How PromoOS Handles the BFCM Campaign Schedule
The largest operational challenge with a multi-phase BFCM schedule isn't the discounts themselves; Shopify's discount engine handles activation and deactivation. The challenge is the orchestration layer: ensuring banners synchronize with discount phases, conflict detection runs before November, and every campaign auto-reverts on schedule without manual monitoring on Thanksgiving night.
PromoOS manages the full BFCM campaign schedule from a single calendar view. Each phase is a separate campaign entry with its own start time, end time, discount settings, and banner configuration. When Phase 1 is set to end Nov 19 and Phase 2 to start Nov 20, the transition happens automatically: no toggle, no alarm, no manual check. Conflict detection flags overlapping campaigns before they go live, and per-campaign analytics show exactly which phase drove what revenue after the season closes.
For merchants who were using Shopify Scripts for conditional discount logic before the June 30 deprecation, PromoOS provides the no-code scheduling path: configure campaign start, end, discount type, and audience scope; the tool handles activation and revert without code.
Building the full four-phase BFCM campaign architecture takes two to four hours. After that, November requires no manual intervention. The decisions were made in July.
For the strategic timeline covering list growth, October early access phases, and December retention offers, the BFCM 50-Day Season Guide covers the full planning calendar. This article is the operational layer: what to configure in each November campaign so the schedule runs automatically.
Key Takeaways
- Build in July, not October. VIP early-access campaigns capture 35-40% of total BFCM revenue and require setup time you won't have in the fall.
- Structure BFCM as four separate campaigns, each with its own discount depth, banner, audience scope, and auto-revert time: VIP Pre-Sale (Nov 13-19), Early Access (Nov 20-26), Public Launch (Nov 27-30), Cyber Monday Clearance (Dec 1-2).
- Match discount type to phase function. Discount codes gate VIP access. Automatic discounts work for public phases. Don't make the VIP offer public by accident.
- Run conflict detection before November. Phase transitions create discount stacking risk at handoff points. Verify end/start times have zero overlap, and audit all active discounts in your store before the sequence begins.
- Four campaigns = four measurement units.

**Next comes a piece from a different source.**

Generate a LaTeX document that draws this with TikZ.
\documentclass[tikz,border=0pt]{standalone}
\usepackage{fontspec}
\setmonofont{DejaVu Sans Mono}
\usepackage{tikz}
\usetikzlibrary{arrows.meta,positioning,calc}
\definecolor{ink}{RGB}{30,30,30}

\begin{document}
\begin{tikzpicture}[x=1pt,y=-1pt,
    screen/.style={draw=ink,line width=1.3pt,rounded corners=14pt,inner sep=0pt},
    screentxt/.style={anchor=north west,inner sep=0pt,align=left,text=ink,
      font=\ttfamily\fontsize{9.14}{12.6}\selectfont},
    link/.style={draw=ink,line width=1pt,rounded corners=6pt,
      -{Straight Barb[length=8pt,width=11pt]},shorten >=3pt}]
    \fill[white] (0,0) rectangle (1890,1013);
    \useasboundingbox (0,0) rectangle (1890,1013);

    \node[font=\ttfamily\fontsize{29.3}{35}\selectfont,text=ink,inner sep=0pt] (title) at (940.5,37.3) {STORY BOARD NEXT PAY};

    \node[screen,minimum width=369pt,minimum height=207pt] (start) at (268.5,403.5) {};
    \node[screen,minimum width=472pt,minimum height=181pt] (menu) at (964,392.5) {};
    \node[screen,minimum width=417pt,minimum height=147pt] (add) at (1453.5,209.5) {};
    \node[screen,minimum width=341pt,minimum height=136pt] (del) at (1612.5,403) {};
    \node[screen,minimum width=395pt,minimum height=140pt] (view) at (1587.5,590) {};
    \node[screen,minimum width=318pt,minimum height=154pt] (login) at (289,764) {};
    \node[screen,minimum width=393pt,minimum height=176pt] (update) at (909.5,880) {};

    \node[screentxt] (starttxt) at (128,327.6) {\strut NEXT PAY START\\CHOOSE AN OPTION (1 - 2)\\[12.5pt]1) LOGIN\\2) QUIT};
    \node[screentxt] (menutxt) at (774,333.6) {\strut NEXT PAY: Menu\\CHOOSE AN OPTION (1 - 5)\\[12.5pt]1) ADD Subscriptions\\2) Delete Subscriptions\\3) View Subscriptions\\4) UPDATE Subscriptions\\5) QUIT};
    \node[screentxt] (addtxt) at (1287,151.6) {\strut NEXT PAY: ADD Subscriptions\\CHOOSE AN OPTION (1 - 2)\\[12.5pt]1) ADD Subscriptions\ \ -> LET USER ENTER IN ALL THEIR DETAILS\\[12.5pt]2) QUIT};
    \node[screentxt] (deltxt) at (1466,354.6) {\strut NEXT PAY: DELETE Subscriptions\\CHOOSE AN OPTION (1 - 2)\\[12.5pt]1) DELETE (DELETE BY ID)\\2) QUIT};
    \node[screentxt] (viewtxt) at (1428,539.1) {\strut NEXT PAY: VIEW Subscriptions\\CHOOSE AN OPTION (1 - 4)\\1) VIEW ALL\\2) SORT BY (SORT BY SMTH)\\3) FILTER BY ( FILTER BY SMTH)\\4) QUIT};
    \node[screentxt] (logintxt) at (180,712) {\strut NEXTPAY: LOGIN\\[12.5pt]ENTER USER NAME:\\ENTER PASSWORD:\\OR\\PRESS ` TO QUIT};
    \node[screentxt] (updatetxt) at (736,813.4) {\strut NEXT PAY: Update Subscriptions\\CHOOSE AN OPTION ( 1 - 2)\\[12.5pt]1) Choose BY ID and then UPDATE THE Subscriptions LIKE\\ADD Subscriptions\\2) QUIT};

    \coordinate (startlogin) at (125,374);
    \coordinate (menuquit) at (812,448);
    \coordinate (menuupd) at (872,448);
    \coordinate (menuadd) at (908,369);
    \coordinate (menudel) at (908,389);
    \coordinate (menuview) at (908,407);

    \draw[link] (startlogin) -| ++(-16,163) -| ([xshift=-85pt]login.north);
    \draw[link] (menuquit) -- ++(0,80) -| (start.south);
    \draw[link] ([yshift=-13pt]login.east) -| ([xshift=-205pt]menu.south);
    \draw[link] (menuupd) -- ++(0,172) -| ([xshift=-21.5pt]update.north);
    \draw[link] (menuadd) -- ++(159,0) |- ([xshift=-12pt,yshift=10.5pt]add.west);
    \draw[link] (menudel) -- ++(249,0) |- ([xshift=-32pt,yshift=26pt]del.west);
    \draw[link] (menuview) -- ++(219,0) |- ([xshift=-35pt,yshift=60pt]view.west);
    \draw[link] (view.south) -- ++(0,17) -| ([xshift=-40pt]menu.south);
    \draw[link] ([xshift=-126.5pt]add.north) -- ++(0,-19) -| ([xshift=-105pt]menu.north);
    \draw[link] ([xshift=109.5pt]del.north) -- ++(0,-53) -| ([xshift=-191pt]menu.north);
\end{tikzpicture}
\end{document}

Without phase breakpoints, you can't identify which part of BFCM worked. Per-campaign analytics turn your 2026 results into the brief for your 2027 architecture.
Conclusion
July is the last window where BFCM feels optional. It isn't. The merchants who finish November ahead are building campaign architecture right now, not because they have more time than everyone else, but because they know that time is the resource that disappears first. Build the four phases now. Let them run in November.